“Fake news” is the topic du jour these days. What’s true? What’s false? Who can you trust to assure you it’s true or false?
I love it, in my Introduction to Mass Communication classes at Curry College, where I head the Public Relations Concentration in our Communication Department, when we get to the chapter on Radio and read about the impact of “War of the Worlds” on that fledgling medium’s credibility.
Unknowing…trusting…listeners were excitedly informed via what seemed to be “special news reports” that Martians were invading Earth, and, to no surprise, panic came first, followed by media outrage at this communication of false information.
There also has been, for decades if not centuries, that handy little gadget called “propaganda” through which trusting publics have been fed seemingly credible information from seemingly equally credible institutions or individuals. Otherwise peace-loving citizens have been persuaded to speak up in fervent support of wars to “end all wars” or to express hatred for those who were “different.”
News consumers want and deserve to be able to trust sources of news and information. They should not have to parse every single detail of a news report and then have to conduct a full background investigation on the individual communicating that news in their desire to be informed.
There’s no easy solution to this conundrum. Social media has made it possible for anyone with internet access to “report” virtually anything he or she wishes, with no fear of a gatekeeper (whose responsibility in traditional media it is to verify both the information and the source of that information) “interfering.”
For those of you preparing to embark on a career in some area of communication, the challenge will be there…the pressure to “be first to report the news” for journalists or to “tell if fast and tell it first” for PR pros.
Remember…it’s your credibility on the line here, so, as I say to my advisees and others so often, “Take a deep breath. Then act.”
Particularly for those of us on the PR side, there’s the added pressure of bosses or clients breathing down our necks impatiently as we work diligently to verify the information that we’re going to release. Same holds true for journalists with editors pacing back and forth “waiting” for you to break the news.
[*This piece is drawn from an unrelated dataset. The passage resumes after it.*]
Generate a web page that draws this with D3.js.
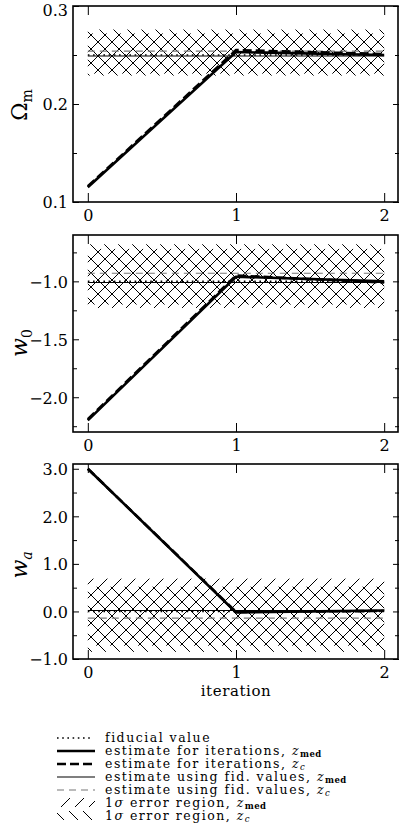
<!DOCTYPE html>
<html>
<head>
<meta charset="utf-8">
<script src="https://cdn.jsdelivr.net/npm/d3@7"></script>
<style>
  body { margin: 0; background: #fff; }
  svg { display: block; font-family: "DejaVu Serif", serif; }
</style>
</head>
<body>
<svg width="400" height="834"></svg>
<script>
// iterations along x
var iterations = [0, 1, 2];
var xTicks = [0, 1, 2];

// Omega_m
var omFiducial = 0.25;
var omIterMed = [0.115, 0.253, 0.250];
var omIterC = [0.116, 0.255, 0.251];
var omFidMed = 0.249;
var omFidC = 0.254;
var omErrMed = [0.231, 0.272];
var omErrC = [0.229, 0.276];
var omTicks = [0.1, 0.2, 0.3];
var omMinor = [0.15, 0.25];

// w_0
var w0Fiducial = -1.0;
var w0IterMed = [-2.20, -0.96, -1.00];
var w0IterC = [-2.19, -0.95, -1.01];
var w0FidMed = -1.01;
var w0FidC = -0.93;
var w0ErrMed = [-1.23, -0.72];
var w0ErrC = [-1.20, -0.68];
var w0Ticks = [-2.0, -1.5, -1.0];
var w0Minor = [-2.25, -1.75, -1.25, -0.75];

// w_a
var waFiducial = 0.0;
var waIterMed = [3.0, -0.02, 0.02];
var waIterC = [3.0, -0.01, 0.01];
var waFidMed = 0.02;
var waFidC = -0.14;
var waErrMed = [-0.72, 0.69];
var waErrC = [-0.85, 0.52];
var waTicks = [-1.0, 0.0, 1.0, 2.0, 3.0];
var waMinor = [-0.5, 0.5, 1.5, 2.5];

var legendLabels = [
  { kind: "fid", text: "fiducial value" },
  { kind: "iterMed", text: "estimate for iterations, ", sub: "med" },
  { kind: "iterC", text: "estimate for iterations, ", sub: "c" },
  { kind: "fidMed", text: "estimate using fid. values, ", sub: "med" },
  { kind: "fidC", text: "estimate using fid. values, ", sub: "c" },
  { kind: "errMed", text: " error region, ", sub: "med" },
  { kind: "errC", text: " error region, ", sub: "c" }
];

var styles = {
  fid: { width: 1.6, dash: "1.6,3.6", color: "#000" },
  iterMed: { width: 2.6, dash: null, color: "#000" },
  iterC: { width: 2.6, dash: "9,4", color: "#000" },
  fidMed: { width: 1.1, dash: null, color: "#000" },
  fidC: { width: 1.1, dash: "7,5", color: "#777" }
};

var FONT = "DejaVu Serif, serif";
var svg = d3.select("svg");
var defs = svg.append("defs");

function hatch(id, forward) {
  var s = 14;
  var p = defs.append("pattern")
    .attr("id", id)
    .attr("patternUnits", "userSpaceOnUse")
    .attr("width", s).attr("height", s);
  p.append("path")
    .attr("d", forward
      ? "M-2,2 L2,-2 M0," + s + " L" + s + ",0 M" + (s - 2) + "," + (s + 2) + " L" + (s + 2) + "," + (s - 2)
      : "M-2," + (s - 2) + " L2," + (s + 2) + " M0,0 L" + s + "," + s + " M" + (s - 2) + ",-2 L" + (s + 2) + ",2")
    .attr("stroke", "#000")
    .attr("stroke-width", 1);
}
hatch("hatchMed", true);
hatch("hatchC", false);

var x = d3.scaleLinear().domain([-0.1, 2.1]).range([73, 399]);

var panels = [
  { top: 6, bottom: 202, domain: [0.1, 0.3], ticks: omTicks, minor: omMinor,
    fiducial: omFiducial, iterMed: omIterMed, iterC: omIterC, fidMed: omFidMed, fidC: omFidC,
    errMed: omErrMed, errC: omErrC, label: "Ω", sub: "m", subItalic: false, labelY: 105 },
  { top: 235, bottom: 432, domain: [-2.3, -0.6], ticks: w0Ticks, minor: w0Minor,
    fiducial: w0Fiducial, iterMed: w0IterMed, iterC: w0IterC, fidMed: w0FidMed, fidC: w0FidC,
    errMed: w0ErrMed, errC: w0ErrC, label: "w", sub: "0", subItalic: false, labelY: 343 },
  { top: 464, bottom: 659, domain: [-1.0, 3.1], ticks: waTicks, minor: waMinor,
    fiducial: waFiducial, iterMed: waIterMed, iterC: waIterC, fidMed: waFidMed, fidC: waFidC,
    errMed: waErrMed, errC: waErrC, label: "w", sub: "a", subItalic: true, labelY: 565 }
];

function styled(sel, s) {
  sel.attr("fill", "none")
    .attr("stroke", s.color)
    .attr("stroke-width", s.width)
    .attr("stroke-dasharray", s.dash);
  return sel;
}

var yFormat = d3.format(".1f");

panels.forEach(function (p, i) {
  var y = d3.scaleLinear().domain(p.domain).range([p.bottom, p.top]);
  var g = svg.append("g");
  var x0 = x(iterations[0]), x2 = x(iterations[iterations.length - 1]);

  // error regions
  g.append("rect")
    .attr("x", x0).attr("width", x2 - x0)
    .attr("y", y(p.errMed[1])).attr("height", y(p.errMed[0]) - y(p.errMed[1]))
    .attr("fill", "url(#hatchMed)");
  g.append("rect")
    .attr("x", x0).attr("width", x2 - x0)
    .attr("y", y(p.errC[1])).attr("height", y(p.errC[0]) - y(p.errC[1]))
    .attr("fill", "url(#hatchC)");

  function hline(v, s) {
    styled(g.append("line"), s)
      .attr("x1", x0).attr("x2", x2)
      .attr("y1", y(v)).attr("y2", y(v));
  }
  hline(p.fidC, styles.fidC);
  hline(p.fidMed, styles.fidMed);
  hline(p.fiducial, styles.fid);

  var line = d3.line()
    .x(function (d, j) { return x(iterations[j]); })
    .y(function (d) { return y(d); });
  styled(g.append("path"), styles.iterC).attr("d", line(p.iterC));
  styled(g.append("path"), styles.iterMed).attr("d", line(p.iterMed));

  // axes: ticks inside on all four sides, labels only left and bottom
  var axes = [
    { gen: d3.axisBottom(x).tickValues(xTicks).tickFormat(d3.format("d")), tr: "translate(0," + p.bottom + ")", size: -9, labels: true },
    { gen: d3.axisTop(x).tickValues(xTicks), tr: "translate(0," + p.top + ")", size: -9, labels: false },
    { gen: d3.axisLeft(y).tickValues(p.ticks), tr: "translate(" + x.range()[0] + ",0)", size: -6, labels: true },
    { gen: d3.axisRight(y).tickValues(p.ticks), tr: "translate(" + x.range()[1] + ",0)", size: -6, labels: false },
    { gen: d3.axisLeft(y).tickValues(p.minor), tr: "translate(" + x.range()[0] + ",0)", size: -4, labels: false },
    { gen: d3.axisRight(y).tickValues(p.minor), tr: "translate(" + x.range()[1] + ",0)", size: -4, labels: false }
  ];
  axes.forEach(function (a, k) {
    a.gen.tickSizeInner(a.size).tickSizeOuter(0);
    if (k === 2) a.gen.tickFormat(function (d) { return yFormat(d).replace("-", "\u2212"); });
    var ag = svg.append("g").attr("transform", a.tr).call(a.gen)
      .attr("font-family", FONT)
      .attr("font-size", 16);
    ag.select(".domain").remove();
    ag.selectAll(".tick line").attr("stroke", "#000").attr("stroke-width", 1);
    ag.selectAll("text").attr("fill", "#000");
    if (!a.labels) ag.selectAll("text").remove();
    else if (k === 0) ag.selectAll("text").attr("dy", null).attr("y", 19);
    else ag.selectAll("text")
      .attr("x", -5).attr("dy", "0.36em")
      // keep the label at the very top of the page inside the picture
      .attr("y", function (d) { return Math.max(0, 10 - y(d)); });
  });

  svg.append("rect")
    .attr("x", x.range()[0]).attr("y", p.top)
    .attr("width", x.range()[1] - x.range()[0] - 1).attr("height", p.bottom - p.top)
    .attr("fill", "none").attr("stroke", "#000").attr("stroke-width", 1.6);

  var lab = svg.append("text")
    .attr("transform", "translate(27," + p.labelY + ") rotate(-90)")
    .attr("text-anchor", "middle")
    .style("font-size", "22px");
  lab.append("tspan")
    .style("font-style", p.label === "w" ? "italic" : "normal")
    .text(p.label);
  lab.append("tspan")
    .attr("dy", 5)
    .style("font-size", "14px")
    .style("font-style", p.subItalic ? "italic" : "normal")
    .text(p.sub);
});

svg.append("text")
  .attr("x", x(1)).attr("y", 696)
  .attr("text-anchor", "middle")
  .style("font-size", "15px")
  .style("letter-spacing", "0.6px")
  .text("iteration");

// legend
var legend = svg.append("g").attr("class", "legend");
legendLabels.forEach(function (d, i) {
  var ly = 738 + i * 13;
  if (styles[d.kind]) {
    styled(legend.append("line"), styles[d.kind])
      .attr("x1", 57).attr("x2", d.kind === "fid" ? 90 : 95)
      .attr("y1", ly).attr("y2", ly);
  } else {
    legend.append("rect")
      .attr("x", 57).attr("y", ly - 5)
      .attr("width", 38).attr("height", 9)
      .attr("fill", d.kind === "errMed" ? "url(#hatchMed)" : "url(#hatchC)");
  }
  var t = legend.append("text")
    .attr("x", 105).attr("y", ly + 4)
    .style("font-size", "12.5px")
    .style("letter-spacing", "1.5px");
  if (d.kind === "errMed" || d.kind === "errC") {
    t.append("tspan").text("1");
    t.append("tspan").style("font-style", "italic").text("σ");
  }
  t.append("tspan").text(d.text);
  if (d.sub) {
    t.append("tspan").style("font-style", "italic").text("z");
    t.append("tspan")
      .attr("dy", 2)
      .style("font-size", "8.5px")
      .style("letter-spacing", "0.4px")
      .style("font-weight", d.sub === "med" ? "bold" : "normal")
      .style("font-style", d.sub === "c" ? "italic" : "normal")
      .text(d.sub);
  }
});
</script>
</body>
</html>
This thought brings to mind the wise advice of Arthur W. Page, Vice President, Public Relations, AT&T, from 1927 to 1947. Mr. Page absolutely nailed it in the first of his seven principles of public relations: “Tell the truth.”
Not “tell the people what your boss wants them to know.”
“TELL THE TRUTH”
If only our nation’s leader(s) and others would take this advice to heart. Then we wouldn’t have to ask the question, “Who should you trust?”